I cannot even think of a time when I have heard someone use the pseudo-word "informations." The only circumstance under which I can imagine its use would be in technical programming languages. For example, maybe a computer understands the word "information" only to mean one piece of information, because whoever designed that program defined it as such during programming. So, later, when people were using the program, they typed something about "information," and the program could not understand that they wanted more than one piece of information, so they just added the word "informations" to the programming and got used to using the pseudo-word in this fashion. Maybe these people think in the programming language so much that they used the pseudo-word in other contexts.

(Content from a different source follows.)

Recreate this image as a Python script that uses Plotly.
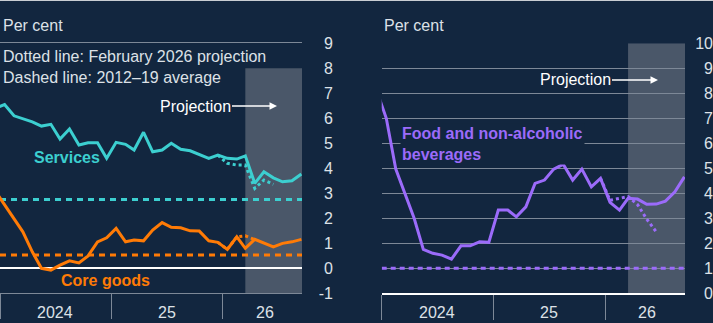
import pandas as pd
import plotly.graph_objects as go

# ---- data -------------------------------------------------------------
# Monthly observations, plotted at mid-month, Dec 2023 to Sep 2026
months = pd.date_range("2023-12-01", periods=34, freq="MS") + pd.Timedelta(days=15)

services = [6.4, 6.55, 6.1, 5.97, 5.86, 5.69, 5.76, 5.17, 5.57, 4.93, 5.02, 5.02, 4.4,
            5.04, 4.96, 4.73, 5.44, 4.66, 4.73, 5.0, 4.76, 4.7, 4.56, 4.4, 4.53,
            4.4, 4.37, 4.5, 3.4, 3.86, 3.62, 3.46, 3.5, 3.77]
core_goods = [3.1, 2.55, 1.96, 1.46, 0.66, 0.0, -0.07, 0.13, 0.30, 0.22, 0.50, 1.06, 1.22,
              1.60, 1.06, 1.13, 1.10, 1.53, 1.83, 1.64, 1.62, 1.50, 1.49, 1.10, 1.04,
              0.76, 1.26, 0.80, 1.16, 1.0, 0.86, 1.0, 1.06, 1.16]
food = [8.1, 7.0, 4.97, 4.0, 3.0, 1.76, 1.6, 1.53, 1.37, 1.9, 1.9, 2.06, 2.04,
        3.33, 3.33, 3.06, 3.46, 4.4, 4.53, 4.97, 5.16, 4.53, 4.97, 4.26, 4.6,
        3.64, 3.33, 3.8, 3.77, 3.56, 3.57, 3.69, 4.06, 4.66]

# February 2026 projections (from Dec 2025)
services_feb = [4.53, 4.2, 4.13, 4.13, 3.2, 3.53, 3.36]
core_goods_feb = [1.04, 0.76, 1.26, 1.30, 1.15]
food_feb = [4.6, 3.72, 3.8, 3.87, 3.55, 2.97, 2.46]

# 2012-19 averages
services_avg = 2.75
core_goods_avg = 0.53
food_avg = 1.0

year_ticks = ["2024-01-01", "2025-01-01", "2026-01-01"]
label_pos = ["2024-07-01", "2025-07-01", "2026-05-18"]
label_text = ["2024", "25", "26"]
left_ticks = list(range(-1, 10))
right_ticks = list(range(0, 11))
x_range = ["2024-01-01", "2026-09-18"]
projection_start = months[27]

# ---- style ------------------------------------------------------------
NAVY = "#12263f"
GRID = "#7d8897"
SHADE = "#4a5769"
TEXT = "#dde1e7"
CYAN = "#3ccfd0"
ORANGE = "#ff7b06"
PURPLE = "#9b6bfa"
FONT = "Liberation Sans, Arial, sans-serif"

Y_DOM = [0.0918, 0.8659]
XL_DOM = [0.0, 302 / 713]
XR_DOM = [381.7 / 713, 685 / 713]
YEAR_LABEL_Y = 11 / 323  # vertical centre of the year labels (paper)

fig = go.Figure()

def line(x, y, color, xa, ya, dash="solid"):
    fig.add_trace(go.Scatter(x=list(x), y=y, mode="lines", xaxis=xa, yaxis=ya,
                             line=dict(color=color, width=3, dash=dash),
                             hoverinfo="skip", showlegend=False))

# 2012-19 average lines across the full period
line(x_range, [services_avg] * 2, CYAN, "x", "y", "6px,5px")
line(x_range, [core_goods_avg] * 2, ORANGE, "x", "y", "6px,5px")
line(x_range, [food_avg] * 2, PURPLE, "x2", "y2", "5px,4px")

# left panel
line(months[24:24 + len(services_feb)], services_feb, CYAN, "x", "y", "dot")
line(months[24:24 + len(core_goods_feb)], core_goods_feb, ORANGE, "x", "y", "dot")
line(months, services, CYAN, "x", "y")
line(months, core_goods, ORANGE, "x", "y")
# right panel
line(months[24:24 + len(food_feb)], food_feb, PURPLE, "x2", "y2", "dot")
line(months, food, PURPLE, "x2", "y2")

# projection shading
fig.add_shape(type="rect", xref="x", yref="y", x0=projection_start, x1="2026-12-31",
              y0=-1, y1=8, fillcolor=SHADE, line_width=0, layer="below")
fig.add_shape(type="rect", xref="x2", yref="y2", x0=projection_start, x1="2026-12-31",
              y0=0, y1=10, fillcolor=SHADE, line_width=0, layer="below")

tickfont = dict(family=FONT, size=16, color=TEXT)
# date axes: long separator ticks at the year boundaries
xseparators = dict(type="date", range=x_range, tickmode="array", tickvals=year_ticks,
                   ticks="outside", ticklen=25, tickwidth=1, tickcolor=GRID,
                   showticklabels=False, showgrid=False, zeroline=False,
                   automargin=False)

fig.update_layout(
    width=713, height=323, margin=dict(l=0, r=0, t=0, b=0, autoexpand=False),
    paper_bgcolor=NAVY, plot_bgcolor=NAVY, showlegend=False,
    font=dict(family=FONT, size=16, color=TEXT),
    xaxis=dict(domain=XL_DOM, anchor="y", showline=True, mirror=True,
               linecolor=GRID, linewidth=1, **xseparators),
    xaxis2=dict(domain=XR_DOM, anchor="y2", showline=True, linecolor="#ffffff",
                linewidth=2, **xseparators),
    xaxis4=dict(domain=XR_DOM, anchor="y2", overlaying="x2", side="top",
                showline=True, linecolor=GRID, linewidth=1, showticklabels=False,
                ticks="", showgrid=False, zeroline=False, range=x_range, type="date",
                automargin=False),
    # left value axis: labels only, right-aligned beside the plot
    yaxis=dict(domain=Y_DOM, range=[-1, 9], tickmode="array",
               tickvals=left_ticks, ticktext=[str(v) for v in left_ticks],
               side="left", anchor="free",
               position=333 / 713, ticks="", showgrid=False, zeroline=True,
               zerolinecolor="#ffffff", zerolinewidth=2, tickfont=tickfont,
               showline=False, automargin=False),
    # left grid lines
    yaxis3=dict(domain=Y_DOM, range=[-1, 9], overlaying="y", anchor="x",
                tickmode="array", tickvals=[-1, 1, 2, 3, 4, 5, 6, 7, 9],
                showticklabels=False, ticks="", showgrid=True, gridcolor=GRID,
                gridwidth=1, zeroline=False, automargin=False),
    yaxis2=dict(domain=Y_DOM, range=[0, 10], tickmode="array",
                tickvals=right_ticks, ticktext=[str(v) for v in right_ticks],
                side="left", anchor="free",
                position=1.0, ticks="", showgrid=True, gridcolor=GRID, gridwidth=1,
                zeroline=False, tickfont=tickfont, showline=False, automargin=False),
)

# year labels, centred on each year's visible span
for xa in ("x", "x2"):
    for pos, txt in zip(label_pos, label_text):
        fig.add_annotation(text=txt, xref=xa, yref="paper", x=pos, y=YEAR_LABEL_Y,
                           xanchor="center", yanchor="middle", showarrow=False,
                           font=tickfont)

def note(text, x, y, color=TEXT, bold=False, **kw):
    fig.add_annotation(text=f"<b>{text}</b>" if bold else text, xref="paper",
                       yref="paper", x=x / 713, y=1 - y / 323, xanchor="left",
                       yanchor="middle", showarrow=False, align="left",
                       font=dict(family=FONT, size=16, color=color), **kw)

note("Per cent", 1, 25)
note("Per cent", 382, 25)
note("Dotted line: February 2026 projection<br>Dashed line: 2012–19 average", 1, 67)
note("Services", 32, 157, CYAN, bold=True)
note("Core goods", 59, 280, ORANGE, bold=True)
note("Food and non-alcoholic<br>beverages", 399.7, 143.5, PURPLE, bold=True,
     bgcolor=NAVY, borderpad=1)

# projection arrows
for tip_x, tip_y, text_cx in [(277, 106, 195), (658, 80, 575)]:
    fig.add_annotation(text="Projection", xref="paper", yref="paper",
                       x=tip_x / 713, y=1 - tip_y / 323, ax=text_cx - tip_x, ay=0,
                       showarrow=True, arrowhead=2, arrowsize=1, arrowwidth=1.5,
                       arrowcolor="#ffffff", standoff=0,
                       font=dict(family=FONT, size=16, color="#ffffff"))

# thin light rule along the top edge
fig.add_shape(type="line", xref="paper", yref="paper", x0=0, x1=1, y0=1, y1=1,
              line=dict(color="#c9cdd3", width=2))

fig.write_html("out.html")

Otherwise, if someone says "informations," they either speak English as a second language and haven't yet grasped the difference between nouns that require pluralization and ones that are uncountable (as you put it,) or they are just very stupid English-speakers who probably have something severely wrong with their brains, because they haven't learned their own native language through hearing it. Grammatical rules are hard-wired into our brains. (Rules for specific languages, of course, are not, but the ability to learn the grammar of a certain language without any cognitive processes is.) So people who cannot figure out that "informations" is not a word probably have brain damage and had mothers who smoked crack when pregnant with their inbred babies or something. Oh, or maybe very young children would say "informations."
You really shouldn't ask why "you" or "we" pluralize "information," since I don't, and if "we" includes you, you should ask the people with whom you associate that you hear saying that, because, unless they are brain-damaged imbeciles, they know something that I don't. It could be some sort of slang.